Skip to content

SimilarityMeasures

Chris Bizer edited this page Mar 10, 2021 · 5 revisions

Similarity measures define a function which compares two values and returns a number that indicates the similarity of the values.

All similarity measures in WInte.r extend the SimilarityMeasure class:

public abstract class SimilarityMeasure<DataType> implements Serializable {

	private static final long serialVersionUID = 1L;

	/**
	 * Calculates the similarity of first and second
	 * 
	 * @param first
	 *            the first record (must not be null)
	 * @param second
	 *            the second record (must not be null)
	 * @return the similarity of first and second
	 */
	public abstract double calculate(DataType first, DataType second);

}

Users can implement any similarity measure by extending this class, but WInte.r already provides several similarity measures, which can be found in the similarity package and are described in the following.

String Similarity

  • Jaccard Similarity on Word Tokens: The class TokenizingJaccardSimilarity tokenises strings and then calculates the Jaccard similarity on the resulting token sets.

  • Jaccard Similarity on N-Grams: The class JaccardOnNGramsSimilarity splits strings into n-grams and then calculates the Jaccard similarity on the resulting n-gram sets.

  • Generalised Jaccard Similarity: The class GeneralisedStringJaccard tokenises strings and then calculates the generalised Jaccard similarity on the resulting token sets, which compares tokens with an inner similarity measure (instead of equality as in standard Jaccard similarity).

  • Levenshtein Edit Distance: The class LevenshteinEditDistance calculates the absolute edit distance (= number of insert, delete or replace operations required to transform one string into the other)

  • Levenshtein Similarity: The class LevenshteinSimilarity calculates a relative similarity value based on the Levenshtein edit distance by dividing the edit distance by the number of characters in the longest of both strings.

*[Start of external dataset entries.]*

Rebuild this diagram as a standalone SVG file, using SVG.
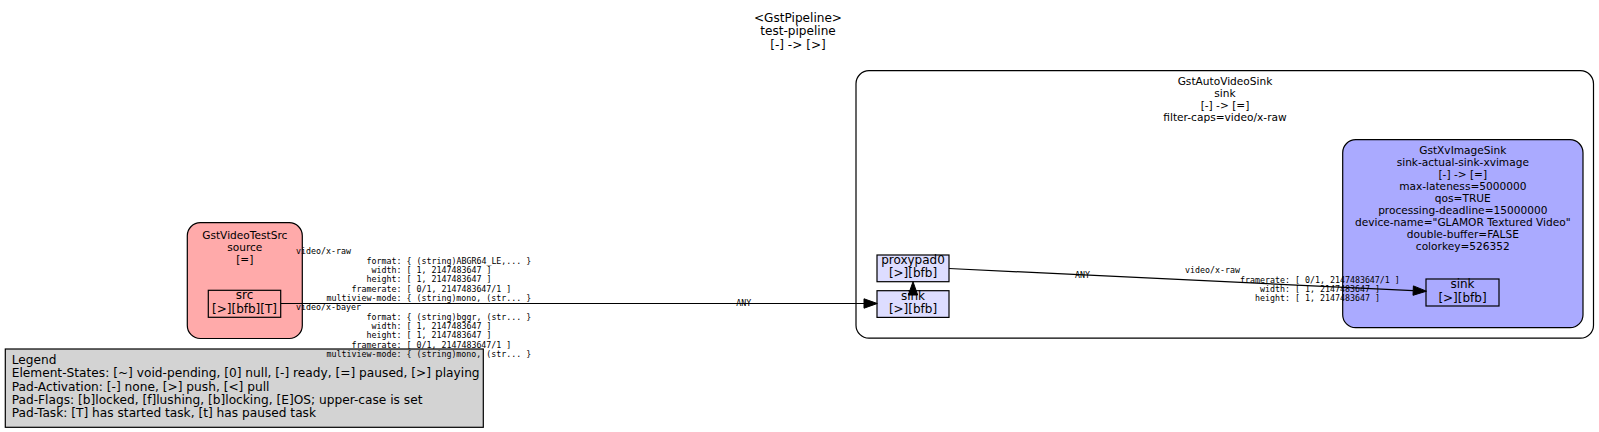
<svg xmlns="http://www.w3.org/2000/svg" width="1599" height="432" viewBox="0 0 1599 432">
<defs>
<style>
text{font-family:"DejaVu Sans","Liberation Sans",sans-serif;fill:#000}
.t{font-size:12.1px;text-anchor:middle}
.n{font-size:10.6px;text-anchor:middle}
.p{font-size:12px;text-anchor:middle}
.lg{font-size:12.2px}
.c{font-family:"DejaVu Sans Mono","Liberation Mono",monospace;font-size:8.3px}
.cm{font-family:"DejaVu Sans Mono","Liberation Mono",monospace;font-size:8.3px;text-anchor:middle}
.box{stroke:#000;stroke-width:1.2}
.edge{stroke:#000;stroke-width:1.2;fill:none}
.ah{fill:#000;stroke:#000;stroke-width:1}
</style>
</defs>
<rect width="1599" height="432" fill="#fff"/>

<g id="pipeline-label">
<text class="t" x="798" y="21.5">&lt;GstPipeline&gt;</text>
<text class="t" x="798" y="35">test-pipeline</text>
<text class="t" x="798" y="48.5">[-] -&gt; [&gt;]</text>
</g>

<g id="source">
<rect class="box" x="187.3" y="222.7" width="115" height="115.8" rx="13" fill="#ffaaaa"/>
<text class="n" x="244.8" y="238.5">GstVideoTestSrc</text>
<text class="n" x="244.8" y="250.5">source</text>
<text class="n" x="244.8" y="262.5">[=]</text>
</g>

<g id="source_src">
<rect class="box" x="208.3" y="290.3" width="72.4" height="27" fill="#ffaaaa"/>
<text class="p" x="244.5" y="299.3">src</text>
<text class="p" x="244.5" y="312.8">[&gt;][bfb][T]</text>
</g>

<g id="sink">
<rect class="box" x="856" y="70.7" width="737.5" height="267.5" rx="13" fill="#ffffff"/>
<text class="n" x="1225" y="84.8">GstAutoVideoSink</text>
<text class="n" x="1225" y="96.8">sink</text>
<text class="n" x="1225" y="108.8">[-] -&gt; [=]</text>
<text class="n" x="1225" y="120.8">filter-caps=video/x-raw</text>
</g>

<g id="sink-actual-sink-xvimage">
<rect class="box" x="1342.7" y="139.7" width="240.3" height="188" rx="13" fill="#aaaaff"/>
<text class="n" x="1462.8" y="154">GstXvImageSink</text>
<text class="n" x="1462.8" y="166">sink-actual-sink-xvimage</text>
<text class="n" x="1462.8" y="178">[-] -&gt; [=]</text>
<text class="n" x="1462.8" y="190">max-lateness=5000000</text>
<text class="n" x="1462.8" y="202">qos=TRUE</text>
<text class="n" x="1462.8" y="214">processing-deadline=15000000</text>
<text class="n" x="1462.8" y="226">device-name=&quot;GLAMOR Textured Video&quot;</text>
<text class="n" x="1462.8" y="238">double-buffer=FALSE</text>
<text class="n" x="1462.8" y="250">colorkey=526352</text>
</g>

<g id="xvimage_sink">
<rect class="box" x="1426" y="279" width="73" height="27" fill="#aaaaff"/>
<text class="p" x="1462.5" y="288">sink</text>
<text class="p" x="1462.5" y="301.5">[&gt;][bfb]</text>
</g>

<g id="sink_proxypad0">
<rect class="box" x="877" y="255" width="72" height="26.7" fill="#ddddff"/>
<text class="p" x="913" y="263.8">proxypad0</text>
<text class="p" x="913" y="277.3">[&gt;][bfb]</text>
</g>

<g id="sink_sink">
<rect class="box" x="877" y="290.7" width="72" height="26.7" fill="#ddddff"/>
<text class="p" x="913" y="299.8">sink</text>
<text class="p" x="913" y="313.3">[&gt;][bfb]</text>
</g>

<g id="legend">
<rect class="box" x="5.3" y="349" width="478" height="78.3" fill="#d3d3d3"/>
<text class="lg" x="11.7" y="364">Legend</text>
<text class="lg" x="11.7" y="377.3">Element-States: [~] void-pending, [0] null, [-] ready, [=] paused, [&gt;] playing</text>
<text class="lg" x="11.7" y="390.6">Pad-Activation: [-] none, [&gt;] push, [&lt;] pull</text>
<text class="lg" x="11.7" y="403.9">Pad-Flags: [b]locked, [f]lushing, [b]locking, [E]OS; upper-case is set</text>
<text class="lg" x="11.7" y="417.2">Pad-Task: [T] has started task, [t] has paused task</text>
</g>

<g id="connectors">
<line class="edge" x1="280.7" y1="303.5" x2="864" y2="303.5"/>
<polygon class="ah" points="877.3,303.5 864,298.8 864,308.2"/>
<text class="cm" x="743.7" y="306">ANY</text>
<text class="c" x="296" y="254.2">video/x-raw</text>
<text class="c" x="366.5" y="263.5">format: { (string)ABGR64_LE,... }</text>
<text class="c" x="371.5" y="272.9">width: [ 1, 2147483647 ]</text>
<text class="c" x="366.5" y="282.2">height: [ 1, 2147483647 ]</text>
<text class="c" x="351.5" y="291.5">framerate: [ 0/1, 2147483647/1 ]</text>
<text class="c" x="326.5" y="300.9">multiview-mode: { (string)mono, (str... }</text>
<text class="c" x="296" y="310.2">video/x-bayer</text>
<text class="c" x="366.5" y="319.5">format: { (string)bggr, (str... }</text>
<text class="c" x="371.5" y="328.8">width: [ 1, 2147483647 ]</text>
<text class="c" x="366.5" y="338.2">height: [ 1, 2147483647 ]</text>
<text class="c" x="351.5" y="347.5">framerate: [ 0/1, 2147483647/1 ]</text>
<text class="c" x="326.5" y="356.8">multiview-mode: { (string)mono, (str... }</text>

<polygon class="ah" points="913,281.7 908.3,295 917.7,295"/>

<line class="edge" x1="949" y1="268.5" x2="1413.2" y2="290.6"/>
<polygon class="ah" points="1426.5,291.2 1413.4,285.9 1413,295.3"/>
<text class="cm" x="1082.5" y="278">ANY</text>
<text class="c" x="1185" y="273.2">video/x-raw</text>
<text class="c" x="1240" y="282.5">framerate: [ 0/1, 2147483647/1 ]</text>
<text class="c" x="1260" y="291.8">width: [ 1, 2147483647 ]</text>
<text class="c" x="1255" y="301.2">height: [ 1, 2147483647 ]</text>
</g>
</svg>
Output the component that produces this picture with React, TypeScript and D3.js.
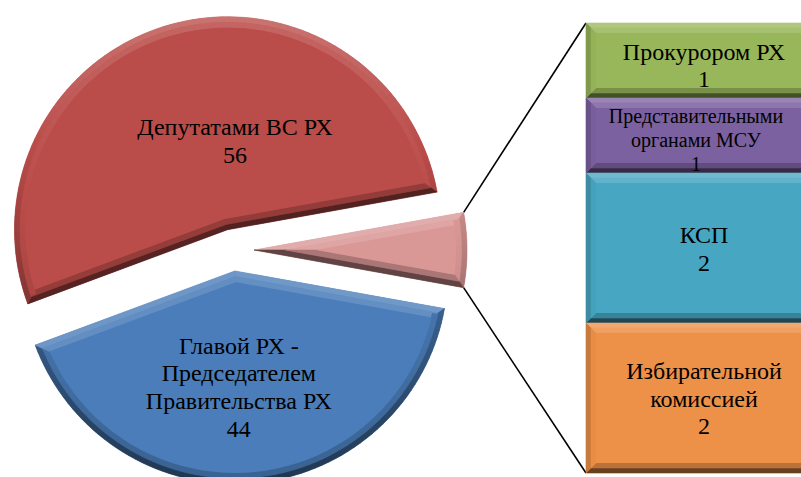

  • Maximum Of Token Containment: The class MaximumOfTokenContainment tokenises strings, calculates the size of intersection of the token sets of both strings divided by the size of the token set of either string, and returns the maximum of both values.

  • TF-IDF Cosine Similarity: The class TFIDFCosineSimilarity tokenises strings based on a user-defined TokenGenerator, computes the term frequency-inverse document frequencies of the two token sets, and calculates the cosine similarity of the resulting TF-IDF vectors.

Numeric Similarity

  • Absolute Differences Similarity: The class AbsoluteDifferenceSimilarity calculates the absolute difference between two numbers and divides it by a user-specified maximum difference. If the difference exceeds the maximum difference, the similarity is 0.

  • Deviation Similarity: The class DeviationSimilarity divides the smaller number by the larger number and rescales all similarity values below 1 to the range [0, 0.5].

  • Unadjusted Deviation Similarity: The class UnadjustedDeviationSimilarity divides the smaller number by the larger number.

  • Percentage Similarity: The class PercentageSimilarity divides the absolute difference between two number by the maximum of both numbers.

Date Similarity

  • Day Similarity: The class DaySimilarity divides the absolute difference in days between two dates and divides it by a user-specified maximum difference.

  • Year Similarity: The class YearSimilarity divides the absolute difference in years between two dates and divides it by a user-specified maximum difference.

  • WeightedDateSimilarity: The class WeightedDateSimilarity calculates a weighted average of the similarity between two dates' day, month, and year part. The weights are specified by the user.

Geo Coordinate Similarity

  • Geo Coordinate Similarity: The class GeoCoordinateSimilarity calculates the similarity of two geo coordinates based on the distance in kilometers between them. If the distance exceeds the maximum distance, the similarity is 0.